Tokoh-tokoh dalam Cerita Panji secara sentral mengisahkan Panji (Inu Kertapati) dan Sekartaji atau Candrakirana. Panji merupakan pangeran Kerajan Jenggala. Sementara Sekartaji, putri kedaton Kediri. Latar tempat berkisar di Jenggala Kediri, Urawan, Singasari, kadang-kadang di Gagelang.
Karsono H. Saputra dalam artikel ilmiah berjudul Cerita Panji : Representasi Laku Orang Jawa menyebut kedua keturunan raja itu dipertunangkan sejak kecil. Wasiat dari Raja Airlangga sebelum wafat.
“Kisahan atau cerita seputar pengembaraan salah seorang di antara tokoh utama (Panji atau Sekartaji) dengan diikuti oleh para kadean ‘pengikut’ (untuk Panji) atau para emban ‘dayang-dayang’ (untuk Sekartaji). Disusul salah satu tokoh utama, sebab mencari tokoh utama yang pergi,” tulis Karsono H Saputra.
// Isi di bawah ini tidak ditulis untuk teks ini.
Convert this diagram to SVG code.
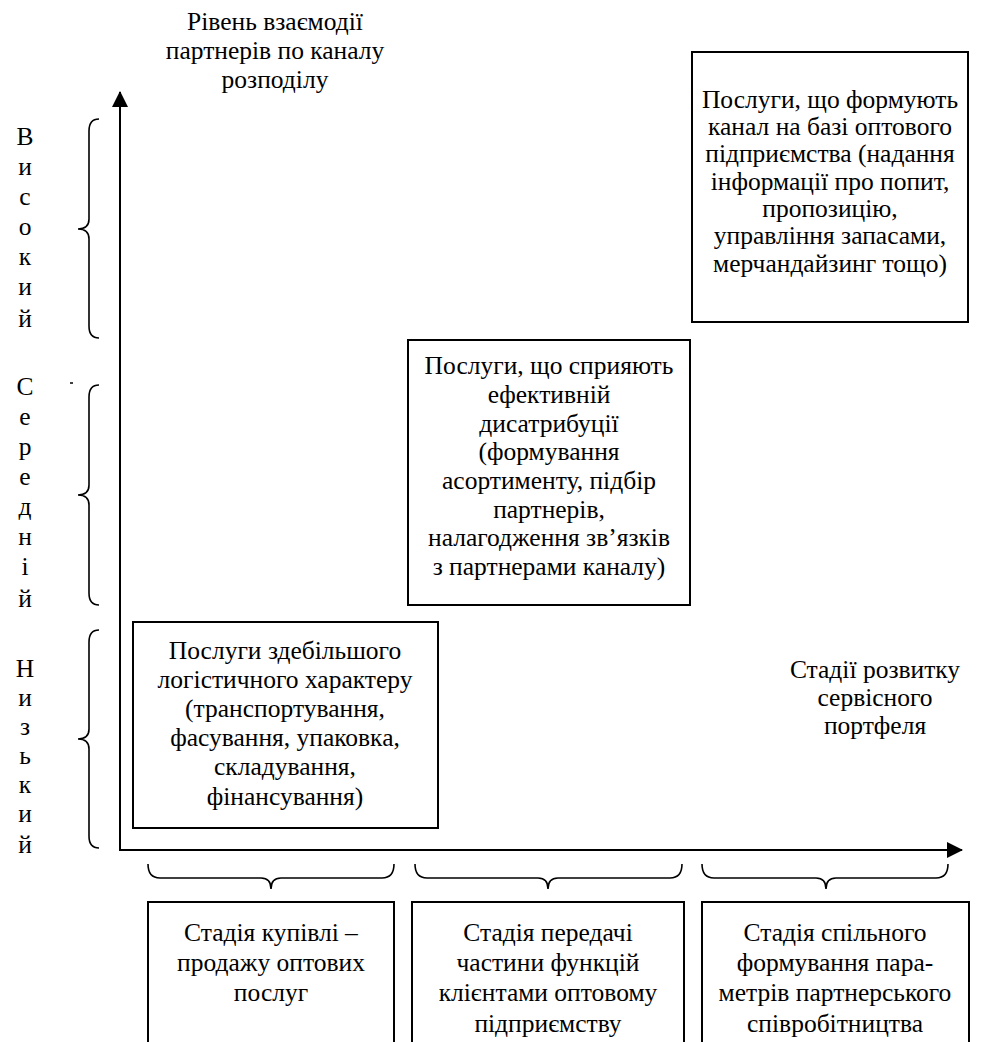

Cerita Panji pada dasarnya mengandung unsur utama berupa pengembaraan, penyamaran dan percintaan. Dalam pengembaraan, tokoh utama selalu berperang, mengalahkan musuh-musuhnya. Cerita diakhiri pertemuan kedua tokoh utama dalam ikatan pernikahan.
Karsono H. Saputra menuliskan Panji sempat berubah nama menjadi Klana Jayengsari, Kudanarawangsa, Angronakung. “Biasanya nama samaran tokoh utama menjadi judul cerita, kecuali Panji Angreni. Panji Angreni adalah nama putri Patih Jenggala Kudanawarsa, pernah dinikahi Panji meski tak direstui oleh raja Jenggala,” tulis Karsono H. Saputra.
Nama Panji berasal dari kata panji, apanji, mapanji Dalam bahasa Jawa kuna, panji merupkan gelar bangsawan tinggi. Panji Tohjaya, putra Ken Arok dengan Ken Umang, serta Sang Mapanji Angragani, beberapa tokoh sejarah yang menggunakan nama panji, apanji atau mapanji.
Nama Inu berasal dari kata hino. Kata ini dalam bahasa Jawa kuna merujuk pada golongan bangsawan tingkat tinggi, seorang putra mahkota. Nama Panji Inu menggambarkan sosok putra mahkota kerajaan Jenggala.
“Cerita Panji berkembang di pesisir Jawa Timur pada abad ke-16 sampai abad ke-17 sebelum masa kesusastraan Islam. Berg mengemukakan teori, cerita Panji terjadi pada Aman Pamalayu antara rentang tahun 1227-1440,” tulis Karsono H. Saputra.
Karsono H. Saputra menambahkan Poerbatjaraka menolak pendapat Berg tersebut. Alasannya Poerbatjaraka menilai antara rentang tahun 1227 sampai tahun 1400, ingatan penyusun cerita Panji ingat baik tentang kerajaan Singasari, sehingga tak mengacaukan keberadaannya, sezaman dengan Jenggala dan Daha.
Selain itu, cerita Panji tak ditemukan bukti ditulis dalam bahasa Jawa kuna. Pada perkembangannya, cerita Panji yang menjadi sastra Jawa yang dikenal juga di ranah sastra Melayu, Bali, Lombok, Sulawesi Selatan, dan bahkan hingga menyebar ke Thai dan Kampuchea.